Other details of the building further use those captured breezes: A high, open-structure ceiling and ventilating cupola; a covered perimeter walk to shade the outer walls and doorways; and open ironwork stall dividers and gates all promote free air movement, allow natural upward heat exhaust, and make the most of natural light, keeping indoor temperatures down during the intense Lowcountry summers.
As a result, the stable interior is consistently ten degrees cooler than the outside air—with no mechanical ventilation. Only the tack room, office, lounge, and feed room are conditioned mechanically.
Saddle Up
Supporting the stable facility are twenty-five acres of fenced paddock (more than two and a half acres per animal); a network of riding paths where one can wander for more than two hours without traveling the same path twice; and the unpaved road down which we’ve just driven.

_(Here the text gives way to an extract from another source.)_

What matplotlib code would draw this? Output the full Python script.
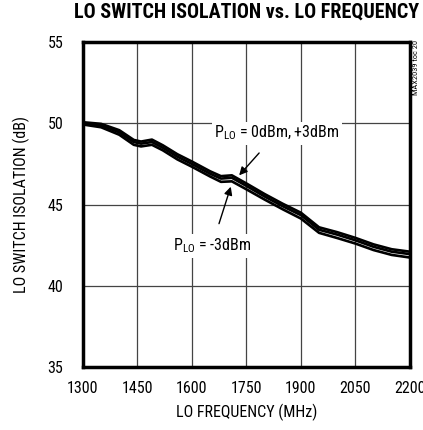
import matplotlib

matplotlib.use("Agg")
import matplotlib.pyplot as plt

plt.rcParams["font.family"] = ["Roboto Condensed", "DejaVu Sans"]
plt.rcParams["mathtext.fontset"] = "custom"
plt.rcParams["mathtext.rm"] = "Roboto Condensed"

# LO frequency (MHz) and isolation (dB)
freq = [1300, 1350, 1400, 1440, 1460, 1490, 1520, 1560, 1600, 1650, 1680, 1710,
        1750, 1800, 1850, 1900, 1950, 2000, 2050, 2100, 2150, 2200]
iso_p3dbm = [50.07, 49.97, 49.58, 48.98, 48.88, 49.0, 48.65, 48.1, 47.65, 47.05, 46.75, 46.8,
             46.3, 45.65, 45.05, 44.5, 43.6, 43.3, 42.95, 42.55, 42.25, 42.1]
iso_0dbm = [50.0, 49.88, 49.45, 48.85, 48.75, 48.85, 48.5, 47.95, 47.5, 46.9, 46.6, 46.65,
            46.15, 45.5, 44.9, 44.35, 43.45, 43.15, 42.8, 42.4, 42.1, 41.95]
iso_m3dbm = [49.93, 49.76, 49.3, 48.68, 48.58, 48.68, 48.34, 47.78, 47.33, 46.73, 46.4, 46.43,
             45.94, 45.31, 44.71, 44.14, 43.26, 42.94, 42.6, 42.2, 41.9, 41.74]

x_ticks = [1300, 1450, 1600, 1750, 1900, 2050, 2200]
y_ticks = [35, 40, 45, 50, 55]

fig = plt.figure(figsize=(4.23, 4.30), dpi=100)
ax = fig.add_axes([0.196, 0.1465, 0.773, 0.7555])

for ys in (iso_p3dbm, iso_0dbm, iso_m3dbm):
    ax.plot(freq, ys, color="black", lw=1.9, solid_capstyle="butt")

ax.set_xlim(1300, 2200)
ax.set_ylim(35, 55)
ax.set_xticks(x_ticks)
ax.set_yticks(y_ticks)
ax.grid(True, color="#444444", lw=0.9)
ax.set_axisbelow(True)
ax.tick_params(length=0, labelsize=11.5)
ax.tick_params(axis="x", pad=10)
ax.tick_params(axis="y", pad=14)
for spine in ax.spines.values():
    spine.set_linewidth(2.5)
    spine.set_zorder(5)

ax.set_xlabel("LO FREQUENCY (MHz)", fontsize=11.5, labelpad=6)
ax.set_ylabel("LO SWITCH ISOLATION (dB)", fontsize=11.5, labelpad=13)
fig.text(0.99, 0.972, "LO SWITCH ISOLATION vs. LO FREQUENCY", ha="right", va="center",
         fontsize=14.5, fontweight="bold")
fig.text(0.983, 0.907, "MAX2039 toc 20", rotation=90, ha="center", va="top", fontsize=6)

bbox = dict(boxstyle="square,pad=0.15", fc="white", ec="none")
arrow = dict(arrowstyle="-|>", color="black", lw=1, shrinkA=8, shrinkB=0, mutation_scale=12)
ax.annotate("P$_{\\mathrm{LO}}$ = 0dBm, +3dBm", xy=(1730, 46.8), xytext=(1834, 49.4),
            ha="center", va="center", fontsize=11.5, bbox=bbox, arrowprops=arrow)
ax.annotate("P$_{\\mathrm{LO}}$ = -3dBm", xy=(1707, 46.1), xytext=(1655, 42.45),
            ha="center", va="center", fontsize=11.5, bbox=bbox, arrowprops=arrow)

fig.savefig("out.png", dpi=100)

“It was difficult to persuade the county to leave the roads unpaved, to let us keep some of the old bridges and build new ones using older technologies,” says Foley, a founding partner of Hampton Island Preserve. “It was outside the rule books, against the established way things were done. We were trying to recapture a slower pace, dropping back to the way it was a hundred years ago.”
Since the bigger consideration was how best to accommodate the horses and horse-drawn vehicles that are the focus of this community, it is fortunate that the government officials came around to Foley’s way of thinking.
Unpaved roads, meandering pathways, acres of pasture, and understated architecture such as the stable all conspire to create a truly laid-back atmosphere.
“We wanted this place to be the most comfortable and relaxed place that members and guests have ever been,” says Foley. “High-powered executives often spend days without a cell phone, never leaving the guesthouse porch; their kids happily go for weeks without computer games and television.”
In our jet-paced, computer-centric day, that takes some doing.